# [GIVEN MATERIAL]
* * * * * * * * *
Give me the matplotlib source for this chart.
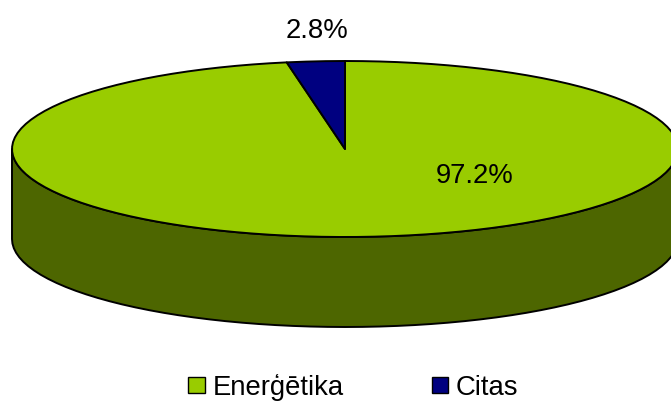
import matplotlib

matplotlib.use("Agg")

import matplotlib.pyplot as plt
import numpy as np
from matplotlib.patches import Patch, Polygon

labels = ["Enerģētika", "Citas"]
values = [97.2, 2.8]
pct_labels = ["97.2%", "2.8%"]
colors = ["#99cc00", "#000080"]
side_color = "#4d6600"

plt.rcParams["font.family"] = ["Liberation Sans", "DejaVu Sans"]

# pie geometry in image pixels
cx, cy, rx, ry, depth = 345.0, 149.0, 333.0, 88.0, 90.0
edge = dict(edgecolor="black", linewidth=1.4, joinstyle="round")


def rim(a0, a1, dy=0.0):
    # angles are clockwise from 12 o'clock, in degrees
    n = max(2, int(abs(a1 - a0) / 3) + 1)
    t = np.radians(np.linspace(a0, a1, n))
    return np.column_stack([cx + rx * np.sin(t), cy - ry * np.cos(t) + dy])


fig = plt.figure(figsize=(6.71, 4.01), dpi=100)
ax = fig.add_axes([0, 0, 1, 1])
ax.set_xlim(0, 671)
ax.set_ylim(401, 0)
ax.axis("off")

# side wall, only the front half shows
front = rim(90, 270)
ax.add_patch(Polygon(np.vstack([front, rim(270, 90, dy=depth)]),
                     facecolor=side_color, **edge))

# top face, first slice starts at 12 o'clock and runs clockwise
start = 0.0
for v, c in zip(values, colors):
    sweep = v / sum(values) * 360
    pts = np.vstack([[cx, cy], rim(start, start + sweep)])
    ax.add_patch(Polygon(pts, facecolor=c, **edge))
    start += sweep

ax.text(475, 176, pct_labels[0], fontsize=19.8, ha="center", va="center")
ax.text(317, 31, pct_labels[1], fontsize=19.8, ha="center", va="center")

handles = [Patch(facecolor=c, edgecolor="black", linewidth=1.0) for c in colors]
ax.legend(handles, labels, ncol=2, frameon=False, fontsize=19.8,
          loc="lower left", bbox_to_anchor=(188 / 671, 0.0),
          borderaxespad=0, borderpad=0, handlelength=0.6, handleheight=0.5,
          handletextpad=0.29, columnspacing=3.2)

fig.savefig("out.png", dpi=100)
plt.close(fig)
* * * * * * * * *
# [EXERCISE REQUIREMENTS]
Omit the pictures, then repeat exactly each line from the beginning of the listing through the line with "return np.column_stack([cx +".

# [ANSWER FOR THE TASK]
Give me the matplotlib source for this chart.
import matplotlib

matplotlib.use("Agg")

import matplotlib.pyplot as plt
import numpy as np
from matplotlib.patches import Patch, Polygon

labels = ["Enerģētika", "Citas"]
values = [97.2, 2.8]
pct_labels = ["97.2%", "2.8%"]
colors = ["#99cc00", "#000080"]
side_color = "#4d6600"

plt.rcParams["font.family"] = ["Liberation Sans", "DejaVu Sans"]

# pie geometry in image pixels
cx, cy, rx, ry, depth = 345.0, 149.0, 333.0, 88.0, 90.0
edge = dict(edgecolor="black", linewidth=1.4, joinstyle="round")


def rim(a0, a1, dy=0.0):
    # angles are clockwise from 12 o'clock, in degrees
    n = max(2, int(abs(a1 - a0) / 3) + 1)
    t = np.radians(np.linspace(a0, a1, n))
    return np.column_stack([cx + rx * np.sin(t), cy - ry * np.cos(t) + dy])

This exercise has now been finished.